SERAP to Saraki, Dogara: ‘Withdraw directives to banks to unfreeze Mrs Jonathan’s accounts’

by Our Reporter

Socio-Economic Rights and Accountability Project (SERAP) has urged the
President of the Senate Dr Bukola Saraki and Speaker of the House of
Representatives Mr Yakubu Dogara to urgently withdraw the patently
unconstitutional directives to some banks to unfreeze former First Lady
Mrs Patience Jonathan’s accounts.

The organization said that, “the directives to banks to unfreeze Mrs
Jonathan’s accounts amount to mingling of the executive and judicial
powers in the National Assembly. Checks and balances should ideally help
contribute to the rule of law and strengthening our democratic
dispensation but if one branch of government grows too strong and
overreaching the country might be in trouble.”

In a statement today signed by SERAP deputy director Timothy Adewale the
organization said that, “It’s an affront to our constitutional democracy
for the National Assembly to turn itself into a tool for checkmating the
country’s justice system, especially the prosecution of grand corruption.
Rather than helping Mrs Jonathan’s desire to achieve justice for what she
may consider to be violations of her human rights, such directives are
doing exactly the opposite and politicising the criminal justice process.”
The Senate had last week decided that Mrs Jonathan’s accounts should be
unfrozen, saying that some of the accounts including with Stanbic IBTC,
First Bank, Union Bank, Diamond Bank, Fidelity Bank, Ecobank and Bank
Zenith Bank were frozen based on some administrative lapses. It claimed
that the Economic and Financial Crimes Commission (EFCC) used the banks to
close the accounts without due process of law. The House of
Representatives in September gave a similar directive to the banks to free
the former first lady’s blocked accounts.
But SERAP said that, “Nigerians are concerned about their lawmakers’
thirst for power, and about the National Assembly aggrandizing its
legislative powers without sufficient checks and constitutional scrutiny
and validity. The National Assembly ought to focus the exercise of its
legislative powers solely on making laws for the peace, order and good
government of our country, addressing only matters of prime national
concern, and when necessary, checking the excesses of the executive
branch.”

The statement reads in part: “The directives purportedly unfreezing the
accounts of Mrs Jonathan will not give the public the confidence that the
National Assembly will change its ways and embrace the rule of law.”

“The National Assembly should not show itself as incapable and unwilling
to address the concerns of Nigerians about its operations and apparent
lack of transparency.

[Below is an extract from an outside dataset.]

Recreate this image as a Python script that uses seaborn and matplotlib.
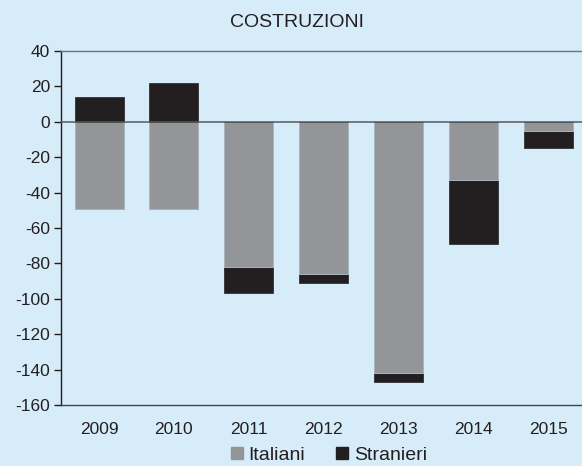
import numpy as np
import pandas as pd
import matplotlib
matplotlib.use("Agg")
import matplotlib.pyplot as plt
from matplotlib.lines import Line2D
import seaborn as sns

# values (thousands)
years = ["2009", "2010", "2011", "2012", "2013", "2014", "2015"]
italiani = [-49, -49, -82, -86, -142, -33, -5]
stranieri = [14, 22, -15, -5, -5, -36, -10]
yticks = [40, 20, 0, -20, -40, -60, -80, -100, -120, -140, -160]

BG = "#d6ecf9"
GREY = "#939598"
BLACK = "#231f20"

sns.set_style("white")
plt.rcParams["font.family"] = ["Liberation Sans", "DejaVu Sans"]

ita = np.array(italiani)
stra = np.array(stranieri)
df = pd.DataFrame({
    "anno": years,
    "italiani": ita,
    "neg_tot": ita + np.minimum(stra, 0),   # black part below grey
    "pos": np.maximum(stra, 0),             # black part above zero
})

fig = plt.figure(figsize=(5.82, 4.66), dpi=100, facecolor=BG)
ax = fig.add_axes([61 / 582, 1 - 405 / 466, 1 - 61 / 582, (405 - 51) / 466])
ax.set_facecolor(BG)

w = 0.655
sns.barplot(data=df, x="anno", y="neg_tot", color=BLACK, width=w,
            saturation=1, ax=ax, edgecolor=BLACK, linewidth=0.5)
sns.barplot(data=df, x="anno", y="italiani", color=GREY, width=w,
            saturation=1, ax=ax, edgecolor="#b5c4cf", linewidth=0.6)
sns.barplot(data=df, x="anno", y="pos", color=BLACK, width=w,
            saturation=1, ax=ax, edgecolor=BLACK, linewidth=0.5)

ax.axhline(0, color="#555a5e", lw=1.1, zorder=3)

ax.set_xlim(-0.508, 6.45)
ax.set_ylim(-160, 40)
ax.set_yticks(yticks)
ax.set_yticklabels([str(t) for t in yticks])
ax.set_xlabel("")
ax.set_ylabel("")

ax.spines["right"].set_visible(False)
ax.spines["top"].set_color("#6d7275")
ax.spines["top"].set_linewidth(1.0)
ax.spines["left"].set_color("#231f20")
ax.spines["left"].set_linewidth(1.0)
ax.spines["bottom"].set_color("#3f4447")
ax.spines["bottom"].set_linewidth(1.0)

ax.tick_params(axis="y", direction="out", length=5, width=1, color="#231f20",
               labelsize=12.5, labelcolor="#231f20", pad=3, left=True)
ax.tick_params(axis="x", length=0, labelsize=12.5, labelcolor="#231f20", pad=12)

fig.text(0.511, 0.951, "COSTRUZIONI", ha="center", va="center",
         fontsize=14, color="#231f20")

handles = [
    Line2D([], [], marker="s", linestyle="none", markersize=8.5,
           markerfacecolor=GREY, markeredgecolor=GREY),
    Line2D([], [], marker="s", linestyle="none", markersize=8.5,
           markerfacecolor=BLACK, markeredgecolor=BLACK),
]
fig.legend(handles, ["Italiani", "Stranieri"], loc="center",
           bbox_to_anchor=(0.562, 0.024), ncol=2, frameon=False,
           fontsize=14, handletextpad=0.1, columnspacing=1.4,
           handlelength=1.0, labelcolor="#231f20", borderpad=0)

fig.savefig("out.png", dpi=100, facecolor=BG)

These kinds of interventions by the National
Assembly could portray our lawmakers in the eyes of Nigerians as
forgetting what they are in Abuja to do.”

“The Senate and House of Representatives should advise Mrs Jonathan to
seek appropriate judicial remedies if she feels the criminal justice
mechanisms have violated her human rights. That’s the essence of the rule
of law, separation of powers and checks and balances. The supposed
directives to banks have unfortunately again put the reputation of the
National Assembly at stake.”

“What Nigerians want and deserve is a balanced sharing of constitutional
powers for the sake of the public good, and not ‘Imperial National
Assembly’, a National Assembly that sits on its throne in Abuja and treats
Nigerians as serfs in their fiefdoms.”

“If the body that makes law also controls its execution, implementation
and interpretation, it can effectively tailor the laws to help itself and
its friends and hurt its perceived enemies. It can thwart the virtue of
impartial general law-making by rendering it a tool for singling out.”